乳がんサバイバーのための全粒穀物摂取に関する現行の食事ガイドラインを見直す必要性を示唆と結論。
・精製穀物は、総死亡率および乳がん特異的死亡率と線形かつ正の相関を示した。
全粒粉の摂取は総死亡率とはわずかに関連していたが、乳がん特異的死亡率とは関連していなかった。
・全粒穀物と精製穀物の総死亡率への共同関連性解析では、全粒穀物の高摂取が総死亡率に悪影響を及ぼす可能性があることが強調された。
全粒粉の摂取量の増加は総死亡率のリスク上昇と関連し、精製穀物が総死亡率に及ぼす悪影響をさらに悪化させることがわかった。
・全粒粉食品は、食物繊維、ビタミンB、鉄、葉酸、その他ファイトケミカルと呼ばれる健康に良い生理活性成分を豊富に含んでおり、抗酸化作用やラジカル消去作用が期待される。
これらの生理活性物質は、2型糖尿病、心血管疾患、がんなどの慢性疾患のリスクを低減させる可能性がある。大規模コホート研究、Nurses’ Health Study (n = 74,341) とHealth Professionals Follow-Up Study (n = 43,744) では、がん、脳卒中、冠動脈心疾患 (CHD) のない人において全粒粉摂取量が増えると、総死亡および心血管特異的死亡の低リスクにつながることが明らかになっている。

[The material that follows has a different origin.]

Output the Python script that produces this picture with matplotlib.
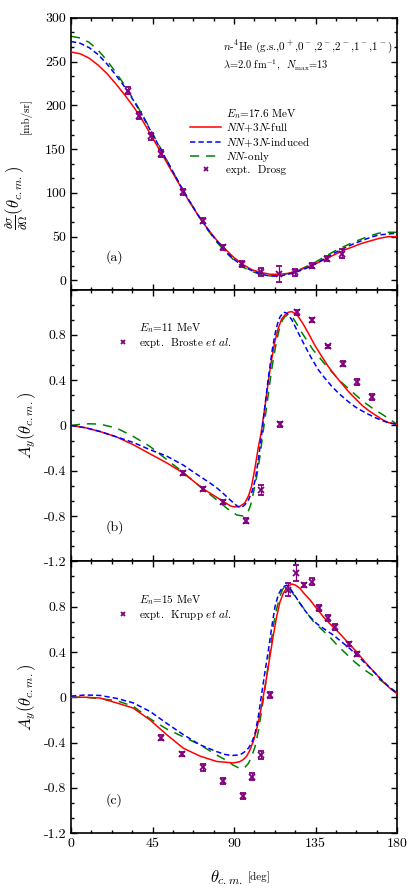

・全粒粉の摂取は健康な人の死亡率や炎症を抑えるなどの健康効果をもたらすが、消化器系に障害のある人には悪影響を及ぼす可能性がある。一般に、がん治療によってがん患者の腸内環境は悪化し、消化管機能が損なわれることが分かっている。
がん治療による胃腸の損傷は、乳がん患者を全粒粉などの特定の食品群の副作用の影響を受けやすくする可能性がある。
・乳がんサバイバーを対象としたバイオマーカーに基づく研究では、腸内環境の悪化が全粒穀物の摂取、重篤な消化器疾患、乳がん転移と関連することが示されている。
クローディン-2は腸の健常性を測るバイオマーカーで、グルテンや小麦製品に過敏な患者ではクローディン-2の増加が観察される。
また、クローン病、潰瘍性大腸炎、HIV腸症などの消化器系疾患患者では、クローディン-2がしばしばアップレギュレートされている。
さらにクローディン-2は乳がん患者全体の52%で検出され、乳がん転移の促進因子であることが知られている。
したがって、乳がんサバイバーのように腸の完全性が損なわれている患者における全粒粉の摂取が消化器系に及ぼす悪影響を考慮することは重要。
・精製穀物と総死亡率/乳がん特異的死亡率との間に正の有意な関連を観察した。
観察研究のメタ分析によると、精製穀物の大量消費は健康な人のII型糖尿病、心血管疾患、肥満のリスク上昇と関連していることが明らかになっている。
The Prospective Urban and Rural Epidemiology Study(n=148,858)では、健常人が精製穀物(個別の食品群として)を7食/日以上摂取することで総死亡リスクが27%増加することが記録されている。
しかし、米国では精製穀物は超加工食品、砂糖を多く含む飲料、大量の赤身肉からなる不健康な食事とともに消費されることが多く、精製穀物はこれらの不健康な食品と同一視的に乳がんサバイバーにおける不健康な食事パターンとして評価されてきたことから、精製穀物の悪影響を過大評価しているのでは?という疑問もある。
日本人の食卓で穀物がそれほど高頻度に登場する確率は低いかもしれないが(・・・今のライフスタイルだとそうとも言えないのか)、精製穀物摂取が総死亡率および乳がん特異的死亡率と有意かつ線形的に関連していること、また、全粒粉の摂取量が多いほど悪影響が加速することは頭の片隅入れておいても良いだろう。